For a client in the oliguric phase of acute renal failure (ARF), which nursing intervention is the most important? 1. encouraging coughing and deep breathing 2. promoting carbohydrate intake 3. limiting fluid intake 4. providing pain-relief measures

3. limiting fluid intake During the oliguric phase of ARF, urine output decreases markedly, possibly leading to fluid overload. Limiting oral and I.V. fluid intake can prevent fluid overload and its complications, such as heart failure and pulmonary edema. Encouraging coughing and deep breathing is important for clients with various respiratory disorders. Promoting carbohydrate intake may be helpful in ARF but doesn't take precedence over fluid limitation. Controlling pain isn't important because ARF rarely causes pain.

The nurse finds a client in a long term care facility, after the evening meal, to be unresponsive with cold, clammy skin to touch. A finger stick blood glucose level reveals 21 mg/dL. What are the nurse's immediate priority actions? Select all that apply. 1. Encourage the client to drink orange juice. 2. Alert the family to the change in condition after the client is stable. 3. Identify if the client has clear breath sounds. 4. Notify the healthcare provider of hypoglycemic event. 5. Administer as needed glucagon 1 mg intramuscularly now.

4. Notify the healthcare provider of hypoglycemic event. 5. Administer as needed glucagon 1 mg intramuscularly now. The nurse will need to notify the healthcare provider of the hypoglycemia. The nurse will also need to treat the hypoglycemia with glucagon 1mg IM now. The client is unresponsive and will not be able to drink orange juice. Breath sounds are not a priority during hypoglycemia. The family will be notified of change of condition when the client is stable, but this is not the priority action.

A client with a tentative diagnosis of hyperosmolar hyperglycemic nonketotic syndrome (HHNS) has a history of type 2 diabetes that is being controlled with an oral diabetic agent, tolbutamide.
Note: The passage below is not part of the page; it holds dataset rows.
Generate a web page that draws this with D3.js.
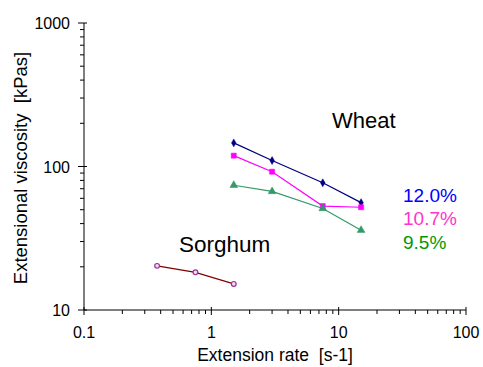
<!DOCTYPE html>
<html>
<head>
<meta charset="utf-8">
<script src="https://cdn.jsdelivr.net/npm/d3@7"></script>
<style>
  body { margin: 0; background: #fff; }
  text { font-family: Arial, "Liberation Sans", sans-serif; white-space: pre; }
</style>
</head>
<body>
<svg id="chart" width="483" height="367"></svg>
<script>
// extension rate [s-1]
const wheatRate = [1.5, 3, 7.5, 15];
const sorghumRate = [0.375, 0.75, 1.5];

// extensional viscosity [kPas]
const wheat120 = [146, 110, 77, 56];
const wheat107 = [119, 92, 53, 52];
const wheat95 = [74, 67, 51, 36];
const sorghum = [20.3, 18.3, 15.2];

const xTickLabels = ["0.1", "1", "10", "100"];
const yTickLabels = ["10", "100", "1000"];

const svg = d3.select("#chart");

const x = d3.scaleLog().domain([0.1, 100]).range([84, 466]);
const y = d3.scaleLog().domain([10, 1000]).range([310, 23]);

// minor tick values for each decade
function minors(lo, hi) {
    let out = [];
    for (let d = lo; d < hi; d *= 10) {
        for (let k = 2; k <= 9; k++) out.push(d * k);
    }
    return out;
}

let axisX = svg.append("g").attr("transform", "translate(0,310)");
axisX.append("line").attr("x1", x(0.1)).attr("x2", x(100))
    .attr("stroke", "#000").attr("stroke-width", 1);
axisX.selectAll(".mn").data(minors(0.1, 100)).enter().append("line")
    .attr("x1", d => x(d)).attr("x2", d => x(d))
    .attr("y1", 0).attr("y2", 4)
    .attr("stroke", "#000");
axisX.selectAll(".mj").data(xTickLabels).enter().append("line")
    .attr("x1", d => x(+d)).attr("x2", d => x(+d))
    .attr("y1", -3).attr("y2", 5)
    .attr("stroke", "#000");
axisX.selectAll(".lb").data(xTickLabels).enter().append("text")
    .attr("x", d => x(+d)).attr("y", 28)
    .attr("text-anchor", "middle")
    .style("font-size", "16px")
    .text(d => d);

let axisY = svg.append("g");
axisY.append("line").attr("x1", 84).attr("x2", 84)
    .attr("y1", y(10)).attr("y2", y(1000))
    .attr("stroke", "#000");
axisY.selectAll(".mn").data(minors(10, 1000)).enter().append("line")
    .attr("x1", 80).attr("x2", 84)
    .attr("y1", d => y(d)).attr("y2", d => y(d))
    .attr("stroke", "#000");
axisY.selectAll(".mj").data(yTickLabels).enter().append("line")
    .attr("x1", 78).attr("x2", 87)
    .attr("y1", d => y(+d)).attr("y2", d => y(+d))
    .attr("stroke", "#000");
axisY.selectAll(".lb").data(yTickLabels).enter().append("text")
    .attr("x", 70).attr("y", d => y(+d) + 6)
    .attr("text-anchor", "end")
    .style("font-size", "16px")
    .text(d => d);

svg.append("text")
    .attr("x", 275).attr("y", 361)
    .attr("text-anchor", "middle")
    .style("font-size", "17.5px")
    .text("Extension rate  [s-1]");

svg.append("text")
    .attr("transform", "translate(27,168) rotate(-90)")
    .attr("text-anchor", "middle")
    .style("font-size", "18.5px")
    .text("Extensional viscosity  [kPas]");

const line = d3.line().x(d => x(d[0])).y(d => y(d[1]));

const series = [
    {rate: wheatRate, vals: wheat120, color: "#000080", shape: d3.symbolDiamond, size: 18, fill: "#000080", stroke: "#000080"},
    {rate: wheatRate, vals: wheat107, color: "#ff00ff", shape: d3.symbolSquare, size: 26, fill: "#ff00ff", stroke: "#ff00ff"},
    {rate: wheatRate, vals: wheat95, color: "#339966", shape: d3.symbolTriangle, size: 26, fill: "#339966", stroke: "#339966"},
    {rate: sorghumRate, vals: sorghum, color: "#800000", shape: d3.symbolCircle, size: 18, fill: "#f0d8f0", stroke: "#993399"}
];

series.forEach(s => {
    let pts = s.rate.map((r, i) => [r, s.vals[i]]);
    svg.append("path").datum(pts)
        .attr("d", line)
        .attr("fill", "none")
        .attr("stroke", s.color)
        .attr("stroke-width", 1.2);
    svg.selectAll(null).data(pts).enter().append("path")
        .attr("transform", d => "translate(" + x(d[0]) + "," + y(d[1]) + ")")
        .attr("d", d3.symbol().type(s.shape).size(s.size))
        .attr("fill", s.fill)
        .attr("stroke", s.stroke)
        .attr("stroke-width", s.shape === d3.symbolCircle ? 1.2 : 0.5);
});

svg.append("text").attr("x", 332).attr("y", 128)
    .style("font-size", "22px").text("Wheat");
svg.append("text").attr("x", 179).attr("y", 252)
    .style("font-size", "22.5px").text("Sorghum");

const labels = [["12.0%", "#0000ff", 201.5], ["10.7%", "#ff33cc", 224.5], ["9.5%", "#009900", 248.5]];
svg.selectAll(".pct").data(labels).enter().append("text")
    .attr("x", 403).attr("y", d => d[2])
    .attr("fill", d => d[1])
    .style("font-size", "19px")
    .text(d => d[0]);
</script>
</body>
</html>
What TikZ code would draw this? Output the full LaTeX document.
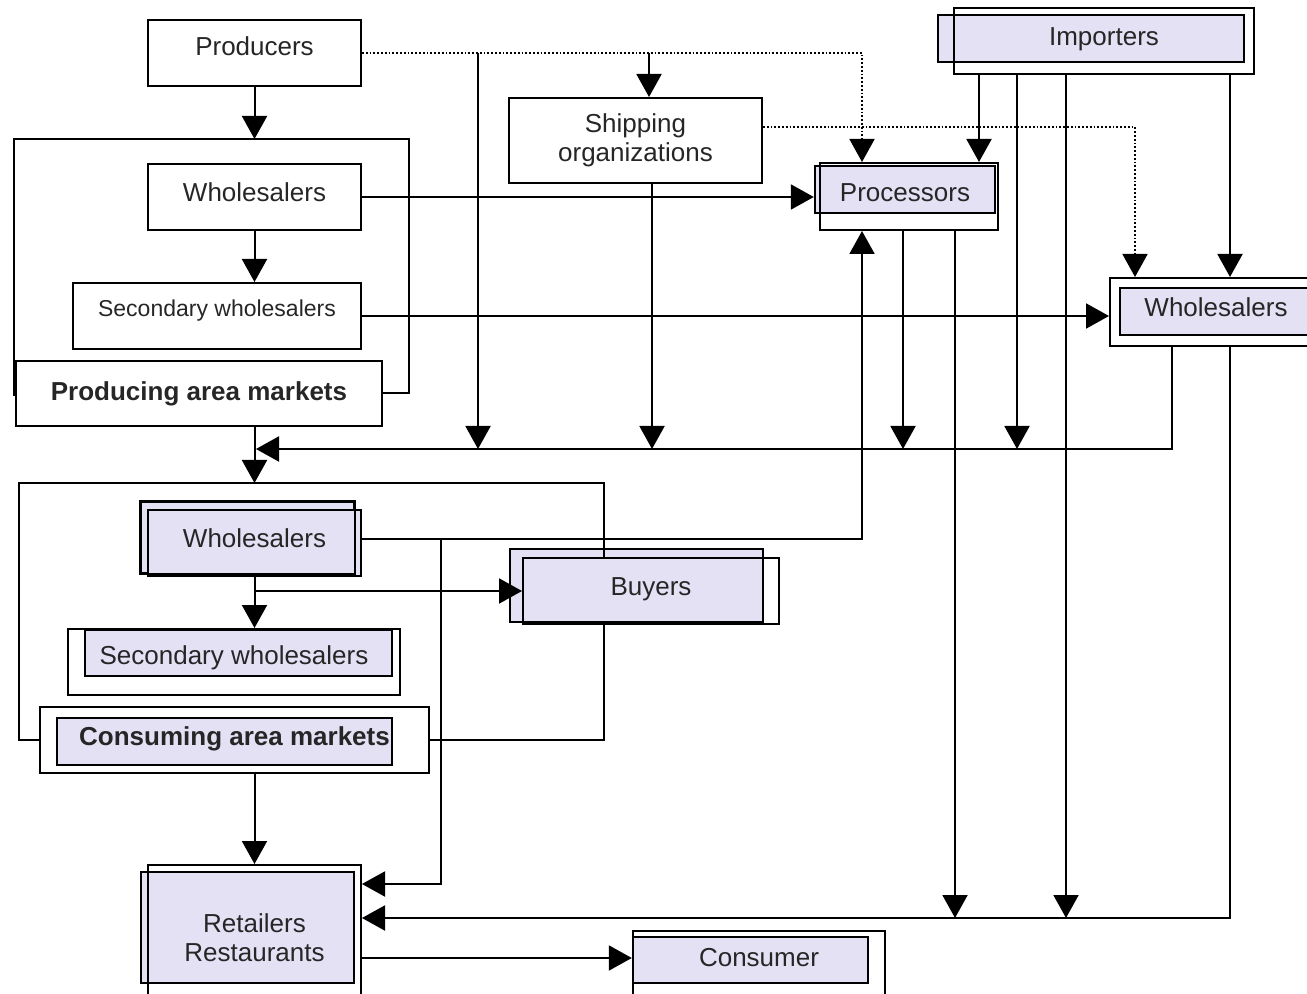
\documentclass[tikz,border=0pt]{standalone}
\usepackage{fontspec}
\setmainfont{Liberation Sans}
\usetikzlibrary{arrows.meta}
\definecolor{boxfill}{RGB}{228,225,245}
\newcommand{\boxfont}{\fontsize{13}{14.5}\selectfont}
\newcommand{\smallboxfont}{\fontsize{11.5}{13}\selectfont}
\tikzset{
  box/.style={draw, line width=1pt, inner sep=0pt, align=center, font=\boxfont, text=black!85},
  fillbox/.style={box, fill=boxfill, line width=1.2pt},
  wire/.style={line width=1pt},
  flow/.style={line width=1pt, -{Triangle[length=11.5pt,width=12.5pt]}},
  dotflow/.style={flow, line width=0.9pt, densely dotted},
}

\begin{document}
\begin{tikzpicture}[x=0.5pt,y=-0.5pt]
\useasboundingbox (0,0) rectangle (1307,994);

% producing side
\node[box, minimum width=106.5pt, minimum height=33pt, text depth=7pt] (prod) at (254.5,53) {Producers};
\node[box, minimum width=106.5pt, minimum height=33pt, text depth=5pt] (whA) at (254.5,197) {Wholesalers};
\node[box, minimum width=144pt, minimum height=33pt, text depth=8pt, font=\smallboxfont] (swA) at (217,316) {Secondary wholesalers};
\node[box, minimum width=183pt, minimum height=32.5pt, font=\boxfont\bfseries] (pam) at (199,393.5) {Producing area markets};
\node[box, minimum width=126.5pt, minimum height=42.5pt] (ship) at (635.5,140.5) {Shipping\\organizations};

% importers, processors, wholesalers
\node[fillbox, minimum width=153pt, minimum height=23.5pt] (impF) at (1091,38.5) {};
\node[box, minimum width=150pt, minimum height=33pt, text depth=4pt] (impO) at (1104,41) {Importers};
\node[fillbox, minimum width=90pt, minimum height=23.5pt, text height=12pt] (procF) at (905,189.5) {Processors};
\node[box, minimum width=89pt, minimum height=33.5pt] (procO) at (909,196.5) {};
\node[box, minimum width=107.5pt, minimum height=34pt] (whRo) at (1217.5,312) {};
\node[fillbox, minimum width=96pt, minimum height=23.5pt, text depth=4.5pt] (whRf) at (1216,311.5) {Wholesalers};

% consuming side
\node[fillbox, line width=1pt, minimum width=106.5pt, minimum height=35.5pt] (whB1) at (247.5,537.5) {};
\node[fillbox, minimum width=106.5pt, minimum height=33pt, text depth=5pt] (whB2) at (254.5,543) {Wholesalers};
\draw[line width=1pt] (whB1.north west) rectangle (whB1.south east);
\node[box, minimum width=166pt, minimum height=33pt] (swBo) at (234,662) {};
\node[fillbox, minimum width=153.5pt, minimum height=23pt] (swBf) at (238.5,653) {};
\node[box, draw=none, text depth=7pt] at (swBo) {Secondary wholesalers};
\node[box, minimum width=194.5pt, minimum height=33pt] (camO) at (234.5,740) {};
\node[fillbox, minimum width=167.5pt, minimum height=23.5pt] (camF) at (224.5,741.5) {};
\node[box, draw=none, text depth=4pt, font=\boxfont\bfseries] at (camO) {Consuming area markets};
\node[fillbox, minimum width=126.5pt, minimum height=36.5pt] (buy1) at (636.5,585.5) {};
\node[box, minimum width=128pt, minimum height=33pt, text depth=4pt] (buy2) at (651,591) {Buyers};
\node[fillbox, minimum width=106.5pt, minimum height=55.5pt] (retF) at (247.5,927.5) {};
\node[box, minimum width=106.5pt, minimum height=72.5pt] (retO) at (254.5,937.5) {Retailers\\Restaurants};
\node[fillbox, minimum width=117.5pt, minimum height=23pt] (conF) at (750.5,960) {};
\node[box, minimum width=126pt, minimum height=39.5pt, text depth=13.5pt] (conO) at (759,970.5) {Consumer};

% frames
\coordinate (pfNW) at (14,139);
\coordinate (pfNE) at (409,139);
\draw[wire] (14,396) -- (pfNW) -- (pfNE) |- (pam.east);
\coordinate (cfNW) at (19,483);
\coordinate (cfNE) at (604,483);
\draw[wire] (camO.west) -| (cfNW) -- (cfNE) -- (buy2.north -| cfNE);
\draw[wire] (buy2.south -| cfNE) |- (camO.east);

% columns and bus ends
\coordinate (colS) at (649,53);
\coordinate (colQ) at (862,100);
\coordinate (colP) at (979,100);
\coordinate (colW) at (1135,127);
\coordinate (dA) at (478,449);
\coordinate (dB) at (652,449);
\coordinate (dC) at (903,449);
\coordinate (dD) at (1017,449);
\coordinate (busW) at (256,449);
\coordinate (busE) at (1172,449);
\coordinate (eA) at (955,918);
\coordinate (eB) at (1066,918);
\coordinate (bus2E) at (1230,918);
\coordinate (jB) at (441,539);

% producing flows
\draw[flow] (prod.south) -- (pfNW -| prod.south);
\draw[flow] (whA.south) -- (whA.south |- swA.north);
\draw[flow] (whA.east) -- (whA.east -| procF.west);
\draw[flow] (swA.east) -- (swA.east -| whRo.west);
\draw[dotflow] (prod.east) -| (procO.north -| colQ);
\draw[dotflow] (ship.east |- colW) -- (colW) -- (whRo.north -| colW);
\draw[flow] (prod.east -| colS) -- (ship.north -| colS);
\draw[flow] (prod.east -| dA) -- (dA);
\draw[flow] (ship.south -| dB) -- (dB);

% importers and processors
\draw[flow] (impO.south -| colP) -- (procO.north -| colP);
\draw[flow] (impO.south -| dD) -- (dD);
\draw[flow] (impO.south -| eB) -- (eB);
\draw[flow] (impO.south -| bus2E) -- (whRo.north -| bus2E);
\draw[flow] (procO.south -| dC) -- (dC);
\draw[flow] (procO.south -| eA) -- (eA);
\draw[flow] (whRo.south -| busE) -- (busE) -- (busW);
\draw[flow] (whRo.south -| bus2E) -- (bus2E) -- (retO.east |- bus2E);

% consuming flows
\draw[flow] (pam.south -| whB2.south) -- (cfNW -| whB2.south);
\draw[flow] ([yshift=2pt]whB2.east) -| (procO.south -| colQ);
\draw[flow] (jB) |- ([yshift=26.75pt]retO.east);
\draw[flow] (whB2.south) -- (whB2.south |- swBo.north);
\draw[flow] (buy2.west -| whB2.south) -- (buy2.west);
\draw[flow] (camO.south -| retO.north) -- (retO.north);
\draw[flow] ([yshift=-10.25pt]retO.east) -- ([yshift=1pt]conF.west);
\end{tikzpicture}
\end{document}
Which laboratory test is the most important for confirming this disorder? 1. serum potassium level 2.serum sodium level 3.arterial blood gas (ABG) values 4. serum osmolarity

4. serum osmolarity Serum osmolarity is the most important test for confirming HHNS; it's also used to guide treatment strategies and determine evaluation criteria. A client with HHNS typically has a serum osmolarity of more than 350 mOsm/L. Serum potassium, serum sodium, and ABG values are also measured, but they aren't as important as serum osmolarity for confirming a diagnosis of HHNS. A client with HHNS typically has hypernatremia and osmotic diuresis. ABG values reveal acidosis, and the potassium level is variable.